◆ **WHAT YOU SHOULD DO**
Copy out the listing that follows, exactly, without its pictures.

◆ **SOURCE MATERIAL**
◇ ◇ ◇

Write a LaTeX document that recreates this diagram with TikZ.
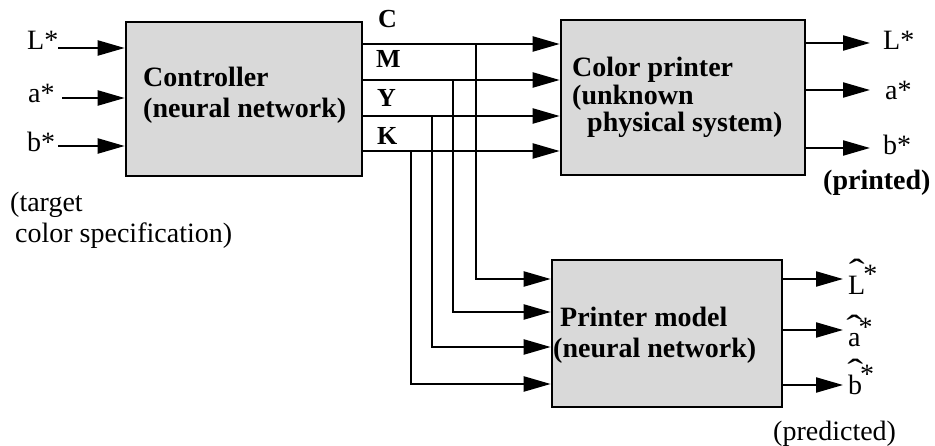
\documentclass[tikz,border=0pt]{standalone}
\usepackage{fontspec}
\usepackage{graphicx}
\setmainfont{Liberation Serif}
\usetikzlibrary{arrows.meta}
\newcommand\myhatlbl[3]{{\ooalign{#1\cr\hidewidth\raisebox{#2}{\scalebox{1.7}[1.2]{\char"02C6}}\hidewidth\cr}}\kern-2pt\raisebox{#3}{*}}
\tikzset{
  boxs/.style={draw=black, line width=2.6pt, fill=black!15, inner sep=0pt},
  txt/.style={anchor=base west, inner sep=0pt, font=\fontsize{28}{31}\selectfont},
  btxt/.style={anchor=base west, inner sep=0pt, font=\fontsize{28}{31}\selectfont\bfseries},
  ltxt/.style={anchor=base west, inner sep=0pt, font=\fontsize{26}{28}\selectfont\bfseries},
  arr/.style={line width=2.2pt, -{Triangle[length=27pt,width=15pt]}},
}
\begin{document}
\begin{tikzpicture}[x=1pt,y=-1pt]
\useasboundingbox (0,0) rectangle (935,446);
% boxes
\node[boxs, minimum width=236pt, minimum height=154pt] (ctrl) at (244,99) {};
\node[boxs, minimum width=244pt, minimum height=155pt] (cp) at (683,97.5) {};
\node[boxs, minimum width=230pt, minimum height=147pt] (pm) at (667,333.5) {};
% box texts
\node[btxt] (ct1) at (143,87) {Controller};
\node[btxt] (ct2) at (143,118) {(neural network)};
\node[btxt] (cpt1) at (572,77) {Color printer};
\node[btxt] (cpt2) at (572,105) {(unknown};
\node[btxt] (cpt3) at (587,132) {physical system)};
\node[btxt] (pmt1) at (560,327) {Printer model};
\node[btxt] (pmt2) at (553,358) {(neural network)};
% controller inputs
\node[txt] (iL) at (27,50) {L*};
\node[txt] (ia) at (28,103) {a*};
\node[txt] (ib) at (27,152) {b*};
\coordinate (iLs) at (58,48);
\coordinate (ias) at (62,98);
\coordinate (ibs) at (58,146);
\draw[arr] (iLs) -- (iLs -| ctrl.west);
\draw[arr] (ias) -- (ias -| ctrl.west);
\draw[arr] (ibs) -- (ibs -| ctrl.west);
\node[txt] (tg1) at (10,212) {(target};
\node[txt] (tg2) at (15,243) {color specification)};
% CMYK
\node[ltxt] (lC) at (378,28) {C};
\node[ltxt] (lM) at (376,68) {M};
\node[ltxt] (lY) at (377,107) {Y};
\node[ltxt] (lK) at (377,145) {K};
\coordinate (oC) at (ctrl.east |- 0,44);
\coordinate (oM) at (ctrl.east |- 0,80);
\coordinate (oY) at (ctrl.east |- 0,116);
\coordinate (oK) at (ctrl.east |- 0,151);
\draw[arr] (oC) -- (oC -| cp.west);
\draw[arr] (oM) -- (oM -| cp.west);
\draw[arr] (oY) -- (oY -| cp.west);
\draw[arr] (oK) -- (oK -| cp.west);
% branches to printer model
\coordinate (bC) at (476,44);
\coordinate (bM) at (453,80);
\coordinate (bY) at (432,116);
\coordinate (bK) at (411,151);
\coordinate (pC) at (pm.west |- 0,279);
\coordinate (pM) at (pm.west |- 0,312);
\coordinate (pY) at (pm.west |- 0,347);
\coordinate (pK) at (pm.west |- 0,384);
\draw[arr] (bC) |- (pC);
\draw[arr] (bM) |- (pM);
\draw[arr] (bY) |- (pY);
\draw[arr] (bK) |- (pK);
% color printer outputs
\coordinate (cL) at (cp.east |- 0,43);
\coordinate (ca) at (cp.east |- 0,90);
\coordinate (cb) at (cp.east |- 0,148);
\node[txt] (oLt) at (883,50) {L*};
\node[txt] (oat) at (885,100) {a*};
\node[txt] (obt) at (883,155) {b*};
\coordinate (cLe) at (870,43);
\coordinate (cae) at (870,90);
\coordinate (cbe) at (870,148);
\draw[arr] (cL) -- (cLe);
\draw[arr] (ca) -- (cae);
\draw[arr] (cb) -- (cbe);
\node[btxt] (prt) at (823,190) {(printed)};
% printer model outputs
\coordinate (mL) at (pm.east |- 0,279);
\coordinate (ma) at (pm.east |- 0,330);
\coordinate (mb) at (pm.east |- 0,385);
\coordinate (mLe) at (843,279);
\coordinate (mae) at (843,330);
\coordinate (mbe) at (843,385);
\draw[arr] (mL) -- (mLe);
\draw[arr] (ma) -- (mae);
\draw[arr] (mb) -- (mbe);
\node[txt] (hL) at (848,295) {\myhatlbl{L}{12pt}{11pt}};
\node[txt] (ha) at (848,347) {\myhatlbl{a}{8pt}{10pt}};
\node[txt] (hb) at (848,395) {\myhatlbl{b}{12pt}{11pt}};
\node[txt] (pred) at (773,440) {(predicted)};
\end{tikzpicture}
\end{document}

◇ ◇ ◇

◆ **SOLUTION FOR THIS PROBLEM**
Write a LaTeX document that recreates this diagram with TikZ.
\documentclass[tikz,border=0pt]{standalone}
\usepackage{fontspec}
\usepackage{graphicx}
\setmainfont{Liberation Serif}
\usetikzlibrary{arrows.meta}
\newcommand\myhatlbl[3]{{\ooalign{#1\cr\hidewidth\raisebox{#2}{\scalebox{1.7}[1.2]{\char"02C6}}\hidewidth\cr}}\kern-2pt\raisebox{#3}{*}}
\tikzset{
  boxs/.style={draw=black, line width=2.6pt, fill=black!15, inner sep=0pt},
  txt/.style={anchor=base west, inner sep=0pt, font=\fontsize{28}{31}\selectfont},
  btxt/.style={anchor=base west, inner sep=0pt, font=\fontsize{28}{31}\selectfont\bfseries},
  ltxt/.style={anchor=base west, inner sep=0pt, font=\fontsize{26}{28}\selectfont\bfseries},
  arr/.style={line width=2.2pt, -{Triangle[length=27pt,width=15pt]}},
}
\begin{document}
\begin{tikzpicture}[x=1pt,y=-1pt]
\useasboundingbox (0,0) rectangle (935,446);
% boxes
\node[boxs, minimum width=236pt, minimum height=154pt] (ctrl) at (244,99) {};
\node[boxs, minimum width=244pt, minimum height=155pt] (cp) at (683,97.5) {};
\node[boxs, minimum width=230pt, minimum height=147pt] (pm) at (667,333.5) {};
% box texts
\node[btxt] (ct1) at (143,87) {Controller};
\node[btxt] (ct2) at (143,118) {(neural network)};
\node[btxt] (cpt1) at (572,77) {Color printer};
\node[btxt] (cpt2) at (572,105) {(unknown};
\node[btxt] (cpt3) at (587,132) {physical system)};
\node[btxt] (pmt1) at (560,327) {Printer model};
\node[btxt] (pmt2) at (553,358) {(neural network)};
% controller inputs
\node[txt] (iL) at (27,50) {L*};
\node[txt] (ia) at (28,103) {a*};
\node[txt] (ib) at (27,152) {b*};
\coordinate (iLs) at (58,48);
\coordinate (ias) at (62,98);
\coordinate (ibs) at (58,146);
\draw[arr] (iLs) -- (iLs -| ctrl.west);
\draw[arr] (ias) -- (ias -| ctrl.west);
\draw[arr] (ibs) -- (ibs -| ctrl.west);
\node[txt] (tg1) at (10,212) {(target};
\node[txt] (tg2) at (15,243) {color specification)};
% CMYK
\node[ltxt] (lC) at (378,28) {C};
\node[ltxt] (lM) at (376,68) {M};
\node[ltxt] (lY) at (377,107) {Y};
\node[ltxt] (lK) at (377,145) {K};
\coordinate (oC) at (ctrl.east |- 0,44);
\coordinate (oM) at (ctrl.east |- 0,80);
\coordinate (oY) at (ctrl.east |- 0,116);
\coordinate (oK) at (ctrl.east |- 0,151);
\draw[arr] (oC) -- (oC -| cp.west);
\draw[arr] (oM) -- (oM -| cp.west);
\draw[arr] (oY) -- (oY -| cp.west);
\draw[arr] (oK) -- (oK -| cp.west);
% branches to printer model
\coordinate (bC) at (476,44);
\coordinate (bM) at (453,80);
\coordinate (bY) at (432,116);
\coordinate (bK) at (411,151);
\coordinate (pC) at (pm.west |- 0,279);
\coordinate (pM) at (pm.west |- 0,312);
\coordinate (pY) at (pm.west |- 0,347);
\coordinate (pK) at (pm.west |- 0,384);
\draw[arr] (bC) |- (pC);
\draw[arr] (bM) |- (pM);
\draw[arr] (bY) |- (pY);
\draw[arr] (bK) |- (pK);
% color printer outputs
\coordinate (cL) at (cp.east |- 0,43);
\coordinate (ca) at (cp.east |- 0,90);
\coordinate (cb) at (cp.east |- 0,148);
\node[txt] (oLt) at (883,50) {L*};
\node[txt] (oat) at (885,100) {a*};
\node[txt] (obt) at (883,155) {b*};
\coordinate (cLe) at (870,43);
\coordinate (cae) at (870,90);
\coordinate (cbe) at (870,148);
\draw[arr] (cL) -- (cLe);
\draw[arr] (ca) -- (cae);
\draw[arr] (cb) -- (cbe);
\node[btxt] (prt) at (823,190) {(printed)};
% printer model outputs
\coordinate (mL) at (pm.east |- 0,279);
\coordinate (ma) at (pm.east |- 0,330);
\coordinate (mb) at (pm.east |- 0,385);
\coordinate (mLe) at (843,279);
\coordinate (mae) at (843,330);
\coordinate (mbe) at (843,385);
\draw[arr] (mL) -- (mLe);
\draw[arr] (ma) -- (mae);
\draw[arr] (mb) -- (mbe);
\node[txt] (hL) at (848,295) {\myhatlbl{L}{12pt}{11pt}};
\node[txt] (ha) at (848,347) {\myhatlbl{a}{8pt}{10pt}};
\node[txt] (hb) at (848,395) {\myhatlbl{b}{12pt}{11pt}};
\node[txt] (pred) at (773,440) {(predicted)};
\end{tikzpicture}
\end{document}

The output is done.